PROBLEM DESCRIPTION>
Write out the data below exactly as given, without any of its pictures.

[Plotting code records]
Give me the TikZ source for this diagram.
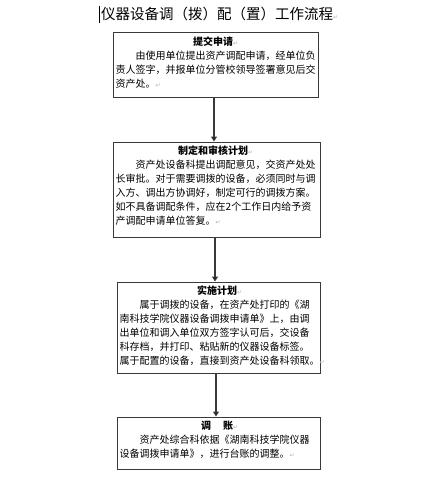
\documentclass[tikz,border=0pt]{standalone}
\usepackage{fontspec}
\setmainfont{Noto Sans CJK SC}
\newfontfamily\symfont{DejaVu Sans}
\usetikzlibrary{arrows.meta}
\newcommand{\rmark}{{\symfont\fontsize{6}{6}\selectfont\color{gray!60}↵}}
\newcommand{\ind}{\hspace*{20pt}}
\begin{document}
\begin{tikzpicture}[x=1pt,y=-1pt,
  box/.style={draw=gray!45!black, line width=1pt, rectangle, inner sep=0pt},
  body/.style={anchor=north west, inner sep=0pt, align=left, text width=200pt,
    font=\fontsize{10}{14}\selectfont},
  flow/.style={draw=gray!45!black, line width=1.2pt, -{Triangle[length=5pt,width=6pt,fill=black]}}
]
\useasboundingbox (0,0) rectangle (436,500);
\fill[white] (0,0) rectangle (436,500);

% title
\node[anchor=west, inner sep=0pt, font=\fontsize{14.5}{16}\selectfont] (title) at (101,14) {仪器设备调（拨）配（置）工作流程\rmark};
\draw[line width=0.8pt] ([xshift=-2pt,yshift=8pt]title.west) -- ([xshift=-2pt,yshift=-9pt]title.west);

% boxes
\node[box, minimum width=205pt, minimum height=65pt] (b1) at (215.5,65.5) {};
\node[box, minimum width=207pt, minimum height=95pt] (b2) at (216.5,189.5) {};
\node[box, minimum width=203pt, minimum height=91pt] (b3) at (218.5,327.5) {};
\node[box, minimum width=203pt, minimum height=52pt] (b4) at (218.5,443) {};

% texts
\node[body] (t1) at ([xshift=3pt,yshift=-4pt]b1.north west) {%
\makebox[200pt][c]{\textbf{提交申请}\rmark}\\
\ind 由使用单位提出资产调配申请，经单位负\\
责人签字，并报单位分管校领导签署意见后交\\
资产处。\rmark};

\node[body] (t2) at ([xshift=3pt,yshift=-4pt]b2.north west) {%
\makebox[200pt][c]{\textbf{制定和审核计划}\rmark}\\
\ind 资产处设备科提出调配意见，交资产处处\\
长审批。对于需要调拨的设备，必须同时与调\\
入方、调出方协调好，制定可行的调拨方案。\\
如不具备调配条件，应在2个工作日内给予资\\
产调配申请单位答复。\rmark};

\node[body] (t3) at ([xshift=3pt,yshift=-4pt]b3.north west) {%
\makebox[200pt][c]{\textbf{实施计划}\rmark}\\
\ind 属于调拨的设备，在资产处打印的《湖\\
南科技学院仪器设备调拨申请单》上，由调\\
出单位和调入单位双方签字认可后，交设备\\
科存档，并打印、粘贴新的仪器设备标签。\\
属于配置的设备，直接到资产处设备科领取。\rmark};

\node[body] (t4) at ([xshift=3pt,yshift=-4pt]b4.north west) {%
\makebox[200pt][c]{\textbf{调\hspace{12pt}账}\rmark}\\
\ind 资产处综合科依据《湖南科技学院仪器\\
设备调拨申请单》，进行台账的调整。\rmark};

% connectors
\draw[flow] ([xshift=-1.5pt]b1.south) -- ([xshift=-1.5pt]b1.south |- b2.north);
\draw[flow] ([xshift=-1.5pt]b2.south) -- ([xshift=-1.5pt]b2.south |- b3.north);
\draw[flow] ([xshift=-2.5pt]b3.south) -- ([xshift=-2.5pt]b3.south |- b4.north);
\end{tikzpicture}
\end{document}
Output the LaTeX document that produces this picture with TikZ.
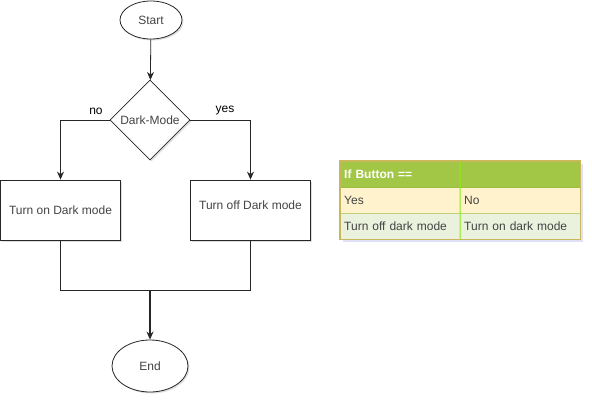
\documentclass[tikz,border=0pt]{standalone}
\usepackage{fontspec}
\setmainfont{Liberation Sans}
\usetikzlibrary{shapes.geometric,shadows,arrows.meta}

\definecolor{txtgray}{HTML}{444444}
\definecolor{hdgreen}{HTML}{A2C646}
\definecolor{rowyellow}{HTML}{FFF2CC}
\definecolor{rowgreen}{HTML}{EAF1DD}
\definecolor{tabborder}{HTML}{C8B85A}
\definecolor{rowline}{HTML}{9CBF3C}
\definecolor{colline}{HTML}{88EE11}

\tikzset{
  flow/.style={draw=black!85,line width=0.8pt,text=txtgray,font=\fontsize{12}{14}\selectfont,
    drop shadow={shadow xshift=1.5pt,shadow yshift=-1.5pt,opacity=0.25}},
  terminal/.style={flow,ellipse,fill=white,inner sep=0pt},
  decision/.style={flow,diamond,fill=white,inner sep=0pt,minimum width=80pt,minimum height=80pt},
  process/.style={flow,rectangle,fill=white,minimum width=120pt,minimum height=60pt,inner sep=0pt},
  wire/.style={line width=0.8pt,black!85},
  link/.style={wire,-{Stealth[length=8pt,width=7pt]}},
  branch/.style={font=\fontsize{12}{14}\selectfont,text=black},
  cell/.style={rectangle,minimum width=120pt,minimum height=26pt,inner sep=0pt,anchor=north west,
    text=txtgray,font=\fontsize{12}{14}\selectfont,text width=112pt,align=left},
}

\begin{document}
\begin{tikzpicture}[x=1pt,y=-1pt]
	\useasboundingbox (0,0) rectangle (592,402);
	% flowchart
	\node[terminal,minimum width=62pt,minimum height=38pt] (start) at (151,20) {Start};
	\node[decision] (dark) at (150,120) {Dark-Mode};
	\node[process] (turnon) at (60.5,210) {Turn on Dark mode};
	\node[process,text depth=10pt] (turnoff) at (250.5,210) {Turn off Dark mode};
	\node[terminal,minimum width=76pt,minimum height=52pt] (end) at (150,366) {End};
	\coordinate (join) at (150,290);

	\draw[link] (start) -- (dark);
	\draw[link] (dark.west) -| (turnon.north);
	\draw[link] (dark.east) -| (turnoff.north);
	\draw[wire] (turnon.south) |- (join);
	\draw[wire] (turnoff.south) |- (join);
	\draw[link,line width=1.3pt] (join) -- (end);
	\node[branch] (no) at (96,111) {no};
	\node[branch] (yes) at (225,111) {yes};

	% table
	\fill[gray!40!blue!30,opacity=0.5] (343,164) rectangle (583,242);
	\node[cell,fill=hdgreen,minimum width=240pt,text width=232pt,text=white,font=\fontsize{12}{14}\selectfont\bfseries] (head) at (340,161) {If Button ==};
	\node[cell,fill=rowyellow] (yescell) at (340,187) {Yes};
	\node[cell,fill=rowyellow] (nocell) at (460,187) {No};
	\node[cell,fill=rowgreen] (offcell) at (340,213) {Turn off dark mode};
	\node[cell,fill=rowgreen] (oncell) at (460,213) {Turn on dark mode};
	\draw[rowline,line width=1pt] (yescell.north west) -- (nocell.north east);
	\draw[rowline!70,line width=0.8pt] (offcell.north west) -- (oncell.north east);
	\draw[colline,line width=1pt] (head.north) -- (oncell.south west);
	\draw[tabborder,line width=1.2pt] (head.north west) rectangle (oncell.south east);
\end{tikzpicture}
\end{document}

RESULT>
Give me the TikZ source for this diagram.
\documentclass[tikz,border=0pt]{standalone}
\usepackage{fontspec}
\setmainfont{Noto Sans CJK SC}
\newfontfamily\symfont{DejaVu Sans}
\usetikzlibrary{arrows.meta}
\newcommand{\rmark}{{\symfont\fontsize{6}{6}\selectfont\color{gray!60}↵}}
\newcommand{\ind}{\hspace*{20pt}}
\begin{document}
\begin{tikzpicture}[x=1pt,y=-1pt,
  box/.style={draw=gray!45!black, line width=1pt, rectangle, inner sep=0pt},
  body/.style={anchor=north west, inner sep=0pt, align=left, text width=200pt,
    font=\fontsize{10}{14}\selectfont},
  flow/.style={draw=gray!45!black, line width=1.2pt, -{Triangle[length=5pt,width=6pt,fill=black]}}
]
\useasboundingbox (0,0) rectangle (436,500);
\fill[white] (0,0) rectangle (436,500);

% title
\node[anchor=west, inner sep=0pt, font=\fontsize{14.5}{16}\selectfont] (title) at (101,14) {仪器设备调（拨）配（置）工作流程\rmark};
\draw[line width=0.8pt] ([xshift=-2pt,yshift=8pt]title.west) -- ([xshift=-2pt,yshift=-9pt]title.west);

% boxes
\node[box, minimum width=205pt, minimum height=65pt] (b1) at (215.5,65.5) {};
\node[box, minimum width=207pt, minimum height=95pt] (b2) at (216.5,189.5) {};
\node[box, minimum width=203pt, minimum height=91pt] (b3) at (218.5,327.5) {};
\node[box, minimum width=203pt, minimum height=52pt] (b4) at (218.5,443) {};

% texts
\node[body] (t1) at ([xshift=3pt,yshift=-4pt]b1.north west) {%
\makebox[200pt][c]{\textbf{提交申请}\rmark}\\
\ind 由使用单位提出资产调配申请，经单位负\\
责人签字，并报单位分管校领导签署意见后交\\
资产处。\rmark};

\node[body] (t2) at ([xshift=3pt,yshift=-4pt]b2.north west) {%
\makebox[200pt][c]{\textbf{制定和审核计划}\rmark}\\
\ind 资产处设备科提出调配意见，交资产处处\\
长审批。对于需要调拨的设备，必须同时与调\\
入方、调出方协调好，制定可行的调拨方案。\\
如不具备调配条件，应在2个工作日内给予资\\
产调配申请单位答复。\rmark};

\node[body] (t3) at ([xshift=3pt,yshift=-4pt]b3.north west) {%
\makebox[200pt][c]{\textbf{实施计划}\rmark}\\
\ind 属于调拨的设备，在资产处打印的《湖\\
南科技学院仪器设备调拨申请单》上，由调\\
出单位和调入单位双方签字认可后，交设备\\
科存档，并打印、粘贴新的仪器设备标签。\\
属于配置的设备，直接到资产处设备科领取。\rmark};

\node[body] (t4) at ([xshift=3pt,yshift=-4pt]b4.north west) {%
\makebox[200pt][c]{\textbf{调\hspace{12pt}账}\rmark}\\
\ind 资产处综合科依据《湖南科技学院仪器\\
设备调拨申请单》，进行台账的调整。\rmark};

% connectors
\draw[flow] ([xshift=-1.5pt]b1.south) -- ([xshift=-1.5pt]b1.south |- b2.north);
\draw[flow] ([xshift=-1.5pt]b2.south) -- ([xshift=-1.5pt]b2.south |- b3.north);
\draw[flow] ([xshift=-2.5pt]b3.south) -- ([xshift=-2.5pt]b3.south |- b4.north);
\end{tikzpicture}
\end{document}
Output the LaTeX document that produces this picture with TikZ.
\documentclass[tikz,border=0pt]{standalone}
\usepackage{fontspec}
\setmainfont{Liberation Sans}
\usetikzlibrary{shapes.geometric,shadows,arrows.meta}

\definecolor{txtgray}{HTML}{444444}
\definecolor{hdgreen}{HTML}{A2C646}
\definecolor{rowyellow}{HTML}{FFF2CC}
\definecolor{rowgreen}{HTML}{EAF1DD}
\definecolor{tabborder}{HTML}{C8B85A}
\definecolor{rowline}{HTML}{9CBF3C}
\definecolor{colline}{HTML}{88EE11}

\tikzset{
  flow/.style={draw=black!85,line width=0.8pt,text=txtgray,font=\fontsize{12}{14}\selectfont,
    drop shadow={shadow xshift=1.5pt,shadow yshift=-1.5pt,opacity=0.25}},
  terminal/.style={flow,ellipse,fill=white,inner sep=0pt},
  decision/.style={flow,diamond,fill=white,inner sep=0pt,minimum width=80pt,minimum height=80pt},
  process/.style={flow,rectangle,fill=white,minimum width=120pt,minimum height=60pt,inner sep=0pt},
  wire/.style={line width=0.8pt,black!85},
  link/.style={wire,-{Stealth[length=8pt,width=7pt]}},
  branch/.style={font=\fontsize{12}{14}\selectfont,text=black},
  cell/.style={rectangle,minimum width=120pt,minimum height=26pt,inner sep=0pt,anchor=north west,
    text=txtgray,font=\fontsize{12}{14}\selectfont,text width=112pt,align=left},
}

\begin{document}
\begin{tikzpicture}[x=1pt,y=-1pt]
	\useasboundingbox (0,0) rectangle (592,402);
	% flowchart
	\node[terminal,minimum width=62pt,minimum height=38pt] (start) at (151,20) {Start};
	\node[decision] (dark) at (150,120) {Dark-Mode};
	\node[process] (turnon) at (60.5,210) {Turn on Dark mode};
	\node[process,text depth=10pt] (turnoff) at (250.5,210) {Turn off Dark mode};
	\node[terminal,minimum width=76pt,minimum height=52pt] (end) at (150,366) {End};
	\coordinate (join) at (150,290);

	\draw[link] (start) -- (dark);
	\draw[link] (dark.west) -| (turnon.north);
	\draw[link] (dark.east) -| (turnoff.north);
	\draw[wire] (turnon.south) |- (join);
	\draw[wire] (turnoff.south) |- (join);
	\draw[link,line width=1.3pt] (join) -- (end);
	\node[branch] (no) at (96,111) {no};
	\node[branch] (yes) at (225,111) {yes};

	% table
	\fill[gray!40!blue!30,opacity=0.5] (343,164) rectangle (583,242);
	\node[cell,fill=hdgreen,minimum width=240pt,text width=232pt,text=white,font=\fontsize{12}{14}\selectfont\bfseries] (head) at (340,161) {If Button ==};
	\node[cell,fill=rowyellow] (yescell) at (340,187) {Yes};
	\node[cell,fill=rowyellow] (nocell) at (460,187) {No};
	\node[cell,fill=rowgreen] (offcell) at (340,213) {Turn off dark mode};
	\node[cell,fill=rowgreen] (oncell) at (460,213) {Turn on dark mode};
	\draw[rowline,line width=1pt] (yescell.north west) -- (nocell.north east);
	\draw[rowline!70,line width=0.8pt] (offcell.north west) -- (oncell.north east);
	\draw[colline,line width=1pt] (head.north) -- (oncell.south west);
	\draw[tabborder,line width=1.2pt] (head.north west) rectangle (oncell.south east);
\end{tikzpicture}
\end{document}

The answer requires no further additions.